OBJECTIVE To determine pharmacokinetics of posaconazole in dogs given an IV solution, oral suspension, and delayed-release tablet.

ANIMALS 6 healthy dogs.

PROCEDURES Posaconazole was administered IV (3 mg/kg) and as an oral suspension (6 mg/kg) to dogs in a randomized crossover study. Blood samples were collected before (time 0) and for 48 hours after each dose. In an additional experiment, 5 of the dogs received posaconazole delayed-release tablets (mean dose, 6.9 mg/kg); blood samples were collected for 96 hours. Plasma concentrations were analyzed with high-performance liquid chromatography.

RESULTS IV solution terminal half-life (t1/2) was 29 hours (coefficient of variation [CV], 23%). Clearance and volume of distribution were 78 mL/h/kg (CV, 59%) and 3.3 L/kg (CV, 38%), respectively. Oral suspension t1/2 was 24 hours (CV, 42%). Maximum plasma concentration (Cmax) of 0.42 μg/mL (CV, 56%) was obtained at 7.7 hours (CV, 92%). Mean bioavailability was 26% (range, 7.8% to 160%). Delayed-release tablet t1/2 was 42 hours (CV, 25%), with a Cmax of 1.8 μg/mL (CV, 44%) at 9.5 hours (CV, 85%). Mean bioavailability of tablets was 159% (range, 85% to 500%). Bioavailability of delayed-release tablets was 497% (range, 140% to 1,800%) relative to that of the oral suspension.

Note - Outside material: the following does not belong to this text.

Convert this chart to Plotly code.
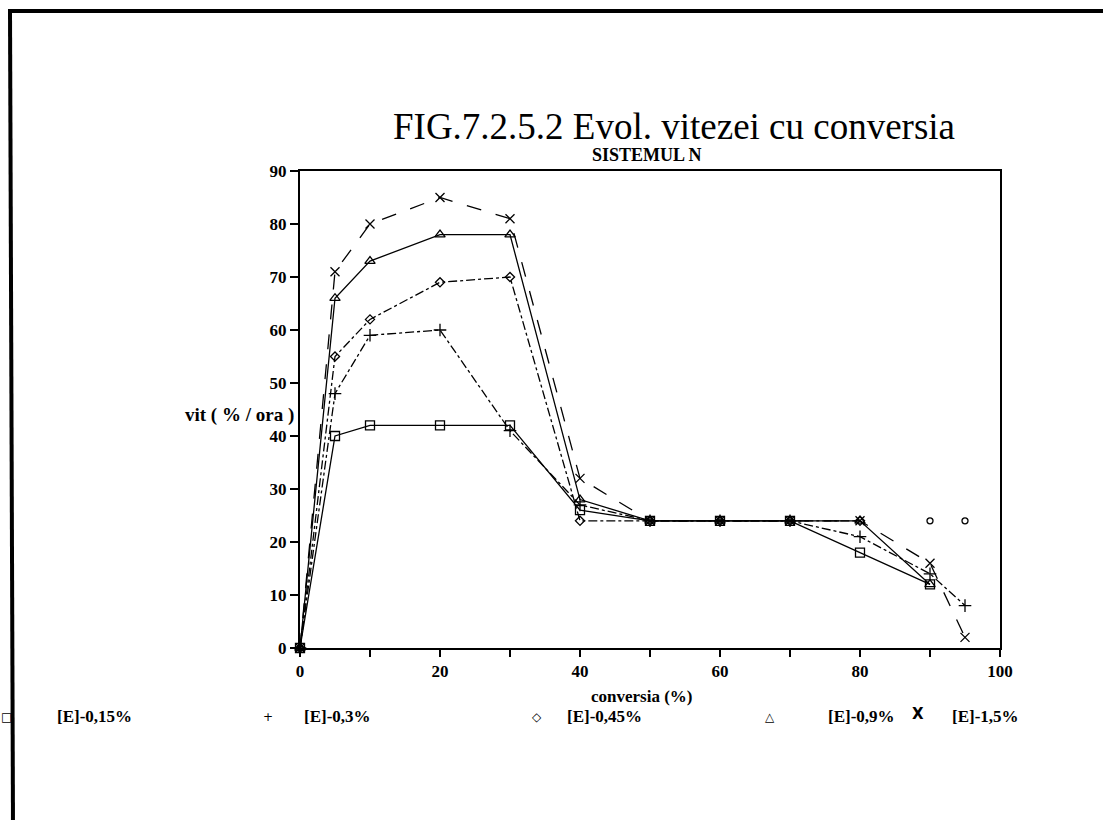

CONCLUSIONS AND CLINICAL RELEVANCE Absorption of posaconazole oral suspension in dogs was variable. Absorption of the delayed-release tablets was greater than absorption of the oral suspension, with a longer t1/2 that may favor its clinical use in dogs. Administration of delayed-release tablets at a dosage of 5 mg/kg every other day can be considered for future studies.